The CEO of Florida Pyschological Associates is Dr. Catherine Drew, wife of Nassau County Tax Collector John Drew.
FPA was supposed to use the funding to screen thousands of students and inmates in Duval, Nassau and Clay counties for mental health issues by using CELPHIE software on tablets.
Records turned over the Florida Speaker of the House Richard Corcoran show FPA only used the CELPHIE program to screen about 7 percent of the public school students it was supposed to screen, and did not screen any inmates.
A spokesman for Corcoran confirms FPA has not returned a penny of the tax dollars it received.
A friend of John Drew, state Sen. Aaron Bean, helped get a $1 million appropriation for the program in 2016 by suggesting Florida State University include it in its budget.
That was after Bean failed to get funding for the program through the state Legislature.
FPA received about $590,000 of the appropriation before the state cut it off, demanding FPA's financial records.
Through a public records request, Action News Jax got a copy of those financial documents from Corcoran.
The documents show how about $420,000 was spent, but there was no information about the other $170,000 FPA received.
When Action News Jax asked FPA’s public relations spokesman John Daigle if there are plans to return any funding to the state, he said FPA and FSU are working on a dissolution of their contract. He said any further questions about that would need to be directed to the university.
FSU spokesman Doug Carlson confirmed that the university and FPA are working to end the contract, but would not comment on whether any unspent funds would be returned to the state.
Daigle would not set up an interview with Catherine Drew about where that $170,000 is now.
Action News Jax took the company's financial records to a forensic accountant, who said American Screener Company, the company listed in state records as having created CELPHIE, could be a shell company.
FPA paid nearly $150,000 of its grant to American Screener Co. to license the CELPHIE program.
American Screener Co. doesn't have a website.
The CELPHIE website lists FPA’s phone number as its own.
American Screener Co. is registered in Nevada. The only named officer on its registration document is Clyde Davis. The listed address is Davis' law firm in Fernandina Beach.
Davis’ multiple online biographies say nothing about experience in psychology or developing software.
Davis’ law firm -- Davis, Broussard, & Steger PLLC -- represents FPA.
In fact, the April letter to Corcoran accompanying FPA’s financial records was written by Davis’ firm.
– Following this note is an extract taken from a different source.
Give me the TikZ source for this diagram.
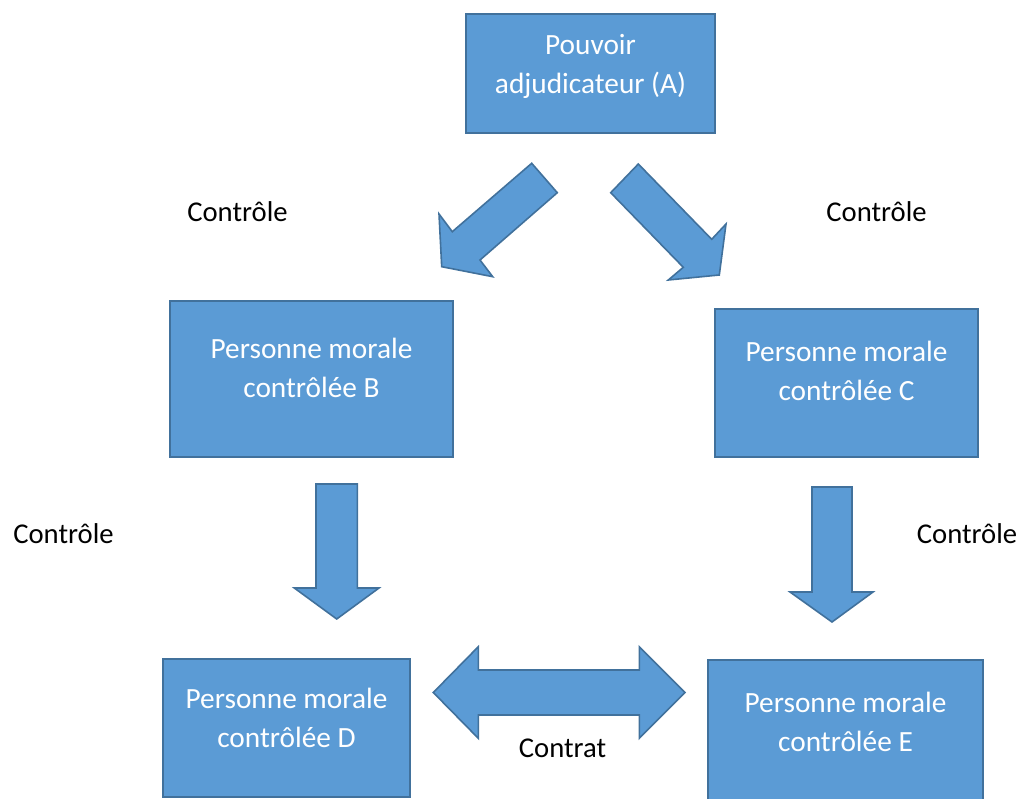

Davis is also a former advisory board member for FPA.
A source familiar with the Drew family said Catherine Drew and Davis are related. Daigle did not deny the existence of family ties between Catherine Drew and Davis when Action News Jax questioned him about it.
Daigle said none of this constitutes a conflict of interest, which is why it was not reported to FSU.
Davis’ assistant told Action News Jax he did not have time to answer our questions on camera, over the phone or by email on Tuesday.
In an email to FSU, John Drew denied anyone working on the project "has any financial interest or ownership in CELPHIE."
That email contradicts a separate email sent by Catherine Drew's business partner, Dr. Laura Hume, in which said she and Catherine Drew are "the developers and owners" of CELPHIE.
If that is true, then why did Catherine Drew need to pay nearly $150,000 in taxpayer dollars to license a product she developed and owned?